When strong performance sends ETF investors to the exits

Investors are bailing out of concentrated ETF strategies in favor of safety and diversification

Sep 6, 2019 @ 1:16 pm

By Jeff Benjamin

In the latest sign of growing investor caution, strong performance is not enough to keep assets from moving out of some focused exchange-traded funds.

For example, the $105 million Amplify Traditional Data Sharing ETF (BLOK) is up 21.5% from the start of the year but has experienced $15 million in net outflows.

Similarly, the $66 million Reality Shares NexGen Economy ETF (BCLN) is up 18.5%, matching the S&P 500 Index, but has seen $20 million in net outflows.

Dennis Nolte, vice president of Seacoast Investment Services, said part of the problem with smaller ETFs is that investors could be concerned about liquidity, which is why they are taking profits while times are still good.

"A lot of times there might be enough interest in the sector to create a certain type of fund, but if they don't get enough sponsorship there will be lower trading volume and potential for liquidity issues," he said. "That's the caveat on any of these newer thematic funds."

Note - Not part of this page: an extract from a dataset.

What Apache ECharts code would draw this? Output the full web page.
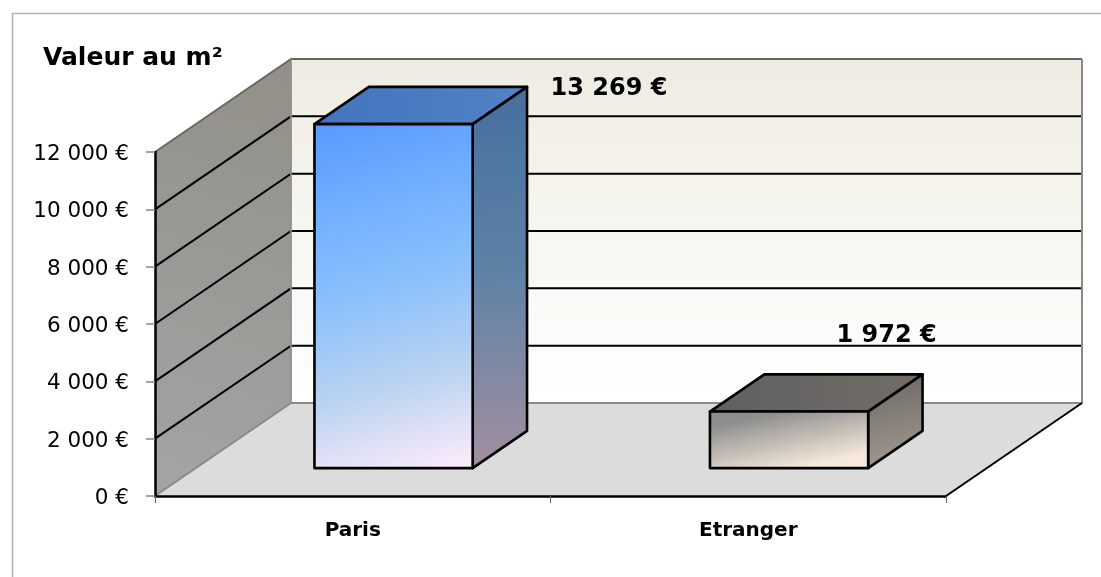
<!DOCTYPE html>
<html>
<head>
<meta charset="utf-8">
<style>html,body{margin:0;padding:0;background:#fff}#chart{width:1101px;height:577px}</style>
<script src="https://cdn.jsdelivr.net/npm/echarts@6/dist/echarts.min.js"></script>
</head>
<body>
<div id="chart"></div>
<script>
// Price per square metre, drawn as a pseudo-3D column chart.
const categories = ['Paris', 'Etranger'];
const pricePerSqm = [13269, 1972];
const yTicks = [0, 2000, 4000, 6000, 8000, 10000, 12000];
const chartTitle = 'Valeur au m²';

const AXIS_MAX = 12000;
const FONT = '"DejaVu Sans", sans-serif';
// Receding direction of the floor, in pixels, from the front plane to the back wall.
const DEPTH = { x: 136, y: -93 };
// Columns occupy this slice of the floor, both across a category and in depth.
const BAR_WIDTH_SHARE = 0.4;
const BAR_DEPTH_FROM = 0.3;
const BAR_DEPTH_TO = 0.7;

const euro = v => String(v).replace(/\B(?=(\d{3})+$)/g, ' ') + ' €';
// Linear gradient from evenly spaced colour stops.
const grad = (x0, y0, x1, y1, ...colors) => new echarts.graphic.LinearGradient(
  x0, y0, x1, y1,
  colors.map((color, i) => ({ offset: i / (colors.length - 1), color }))
);
const shift = (p, t) => [p[0] + DEPTH.x * t, p[1] + DEPTH.y * t];

// Per-column face colours.
const barFaces = [
  {
    front: () => grad(0.2, 0, 0.8, 1, '#5a9bff', '#73b1ff', '#8fc2fb', '#bcd4f0', '#fbeafb'),
    top: () => grad(0, 0.5, 1, 0.5, '#4374bd', '#5283c6'),
    side: () => grad(0.3, 0, 0.7, 1, '#456f9f', '#5f83a6', '#a48f9f')
  },
  {
    front: () => grad(0.46, 0, 0.54, 1, '#8d8d8d', '#c2bbb3', '#f6e9dc'),
    top: () => grad(0, 0.5, 1, 0.5, '#606060', '#726d68'),
    side: () => grad(0.3, 0, 0.7, 1, '#6a6865', '#a69b90')
  }
];
// Value label centres, measured from each column's back-top-right corner.
const labelOffsets = [[82, 2], [-36, -39]];

function renderRoom(params, api) {
  const band = api.size([1, 0])[0];
  const left = api.coord([0, 0])[0] - band / 2;
  const right = left + band * categories.length;
  const yOf = v => api.coord([0, v])[1];
  const y0 = yOf(0);
  const yTop = yOf(AXIS_MAX);
  const fl = [left, y0], fr = [right, y0];
  const tl = [left, yTop];
  const children = [
    // back wall
    { type: 'polygon', shape: { points: [shift(tl, 1), [right + DEPTH.x, yTop + DEPTH.y], shift(fr, 1), shift(fl, 1)] },
      style: { fill: grad(0, 0, 0, 1, '#eeece1', '#ffffff') } },
    // side wall
    { type: 'polygon', shape: { points: [tl, shift(tl, 1), shift(fl, 1), fl] },
      style: { fill: grad(1, 0, 0, 1, '#918f87', '#a4a4a4') } },
    // floor
    { type: 'polygon', shape: { points: [fl, fr, shift(fr, 1), shift(fl, 1)] },
      style: { fill: '#dcdcdc' } }
  ];
  yTicks.forEach(v => {
    const y = yOf(v);
    if (v === 0 || v === AXIS_MAX) return;
    children.push({ type: 'polyline', shape: { points: [[left, y], shift([left, y], 1), shift([right, y], 1)] },
      style: { fill: 'none', stroke: '#000', lineWidth: 2 } });
  });
  // wall outlines
  children.push(
    { type: 'polyline', shape: { points: [tl, shift(tl, 1), shift([right, yTop], 1)] },
      style: { fill: 'none', stroke: '#666', lineWidth: 1.8 } },
    { type: 'polyline', shape: { points: [shift([right, yTop], 1), shift(fr, 1), shift(fl, 1), fl] },
      style: { fill: 'none', stroke: '#8a8a8a', lineWidth: 2 } },
    { type: 'line', shape: { x1: shift(fl, 1)[0], y1: shift(fl, 1)[1], x2: shift(tl, 1)[0], y2: shift(tl, 1)[1] },
      style: { stroke: '#8f8f8f', lineWidth: 1.8 } },
    { type: 'line', shape: { x1: fr[0], y1: fr[1], x2: shift(fr, 1)[0], y2: shift(fr, 1)[1] },
      style: { stroke: '#000', lineWidth: 2 } }
  );
  return { type: 'group', children };
}

function renderBar(params, api) {
  const idx = api.value(0);
  const value = api.value(1);
  const band = api.size([1, 0])[0];
  const cx = api.coord([idx, 0])[0];
  const half = band * BAR_WIDTH_SHARE / 2;
  const y0 = api.coord([idx, 0])[1];
  // Columns taller than the axis are cut off at its maximum.
  const yV = api.coord([idx, Math.min(value, AXIS_MAX)])[1];
  const bl = shift([cx - half, y0], BAR_DEPTH_FROM);
  const br = shift([cx + half, y0], BAR_DEPTH_FROM);
  const tl = shift([cx - half, yV], BAR_DEPTH_FROM);
  const tr = shift([cx + half, yV], BAR_DEPTH_FROM);
  const span = BAR_DEPTH_TO - BAR_DEPTH_FROM;
  const edge = { stroke: '#000', lineWidth: 2.6, lineJoin: 'round' };
  const faces = barFaces[idx];
  const tbr = shift(tr, span);
  return {
    type: 'group',
    children: [
      { type: 'polygon', shape: { points: [tl, tr, shift(tr, span), shift(tl, span)] },
        style: Object.assign({ fill: faces.top() }, edge) },
      { type: 'polygon', shape: { points: [tr, br, shift(br, span), shift(tr, span)] },
        style: Object.assign({ fill: faces.side() }, edge) },
      { type: 'polygon', shape: { points: [tl, tr, br, bl] },
        style: Object.assign({ fill: faces.front() }, edge) },
      { type: 'text',
        style: {
          x: tbr[0] + labelOffsets[idx][0],
          y: tbr[1] + labelOffsets[idx][1],
          text: euro(value),
          fill: '#000',
          font: 'bold 24px ' + FONT,
          align: 'center',
          verticalAlign: 'middle'
        } }
    ]
  };
}

const chart = echarts.init(document.getElementById('chart'), null, { renderer: 'canvas' });
chart.setOption({
  animation: false,
  backgroundColor: '#ffffff',
  title: {
    text: chartTitle,
    left: 38,
    top: 41,
    textStyle: { fontFamily: FONT, fontWeight: 'bold', fontSize: 25, color: '#000' }
  },
  grid: { left: 155, right: 155, top: 152, bottom: 81, containLabel: false },
  xAxis: {
    type: 'category',
    data: categories,
    z: 6,
    axisLine: { lineStyle: { color: '#000', width: 2.5 } },
    axisTick: { show: true, length: 7, lineStyle: { color: '#666', width: 1 } },
    axisLabel: { margin: 25, fontFamily: FONT, fontWeight: 'bold', fontSize: 20, color: '#000' }
  },
  yAxis: {
    type: 'value',
    min: 0,
    max: AXIS_MAX,
    interval: 2000,
    z: 6,
    splitLine: { show: false },
    axisLine: { show: true, lineStyle: { color: '#000', width: 2.5 } },
    axisTick: { show: true, length: 9, lineStyle: { color: '#888', width: 1.5 } },
    // A short line box aligned to the top nudges each label just below its tick.
    axisLabel: { margin: 26, verticalAlign: 'top', lineHeight: 5, fontFamily: FONT, fontSize: 21.5, color: '#000', formatter: euro }
  },
  graphic: [
    { type: 'polyline', z: 0, shape: { points: [[12.5, 577], [12.5, 13.5], [1101, 13.5]] },
      style: { fill: 'none', stroke: '#b0b0b0', lineWidth: 1.5 } }
  ],
  series: [
    { type: 'custom', name: 'room', coordinateSystem: 'cartesian2d', z: 1, silent: true,
      renderItem: renderRoom, data: [[0, 0]] },
    { type: 'custom', name: 'Valeur au m²', coordinateSystem: 'cartesian2d', z: 3,
      renderItem: renderBar, data: pricePerSqm.map((v, i) => [i, v]) }
  ]
});
</script>
</body>
</html>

That point makes sense to a certain degree but doesn't fully explain the $122 million in net outflows this year from the $1.5 billion Prime Cyber Security ETF (HACK), which is up 12.6% this year.

[More: ETF providers quietly dial back production]

Paul Schatz, president of Heritage Capital, attributed the outflows to thematic funds being swept up in a general trend of equity-fund outflows.

"I think these kinds of thematic strategies are fine at the margin or on the fringe of a portfolio for a very distinct and concentrated view, but many of them are trendy or hot sectors, which often lead to fleeting returns and outsized volatility," he said, touching on a subject that investor and financial advisers have been increasing trying to avoid.

"Given how negative people are and have been for more than a year, I'm not surprised by the outflows," Mr. Schatz added.

Even Brian Giere, director at Amplify ETFs, which manages the blockchain fund BLOK, understands the growing appeal of "plain vanilla and low-volatility strategies."

"The blockchain theme is still viable, but the drop during the fourth quarter of last year scared a lot of people and diverted their attention from the asset class," he said.

Todd Rosenbluth, director of mutual fund and ETF research at CFRA, agrees that the themes are not going away, but said the timing might be a little off at this point in the cycle.

"If you look at the positive flows into some of the broader-category ETFs, it shows that investors have become more comfortable staying in the more diversified ETFs right now," he said. "However, we think, going forward advisers are going to increasingly find thematic ETFs as good replacements for single-stock bets."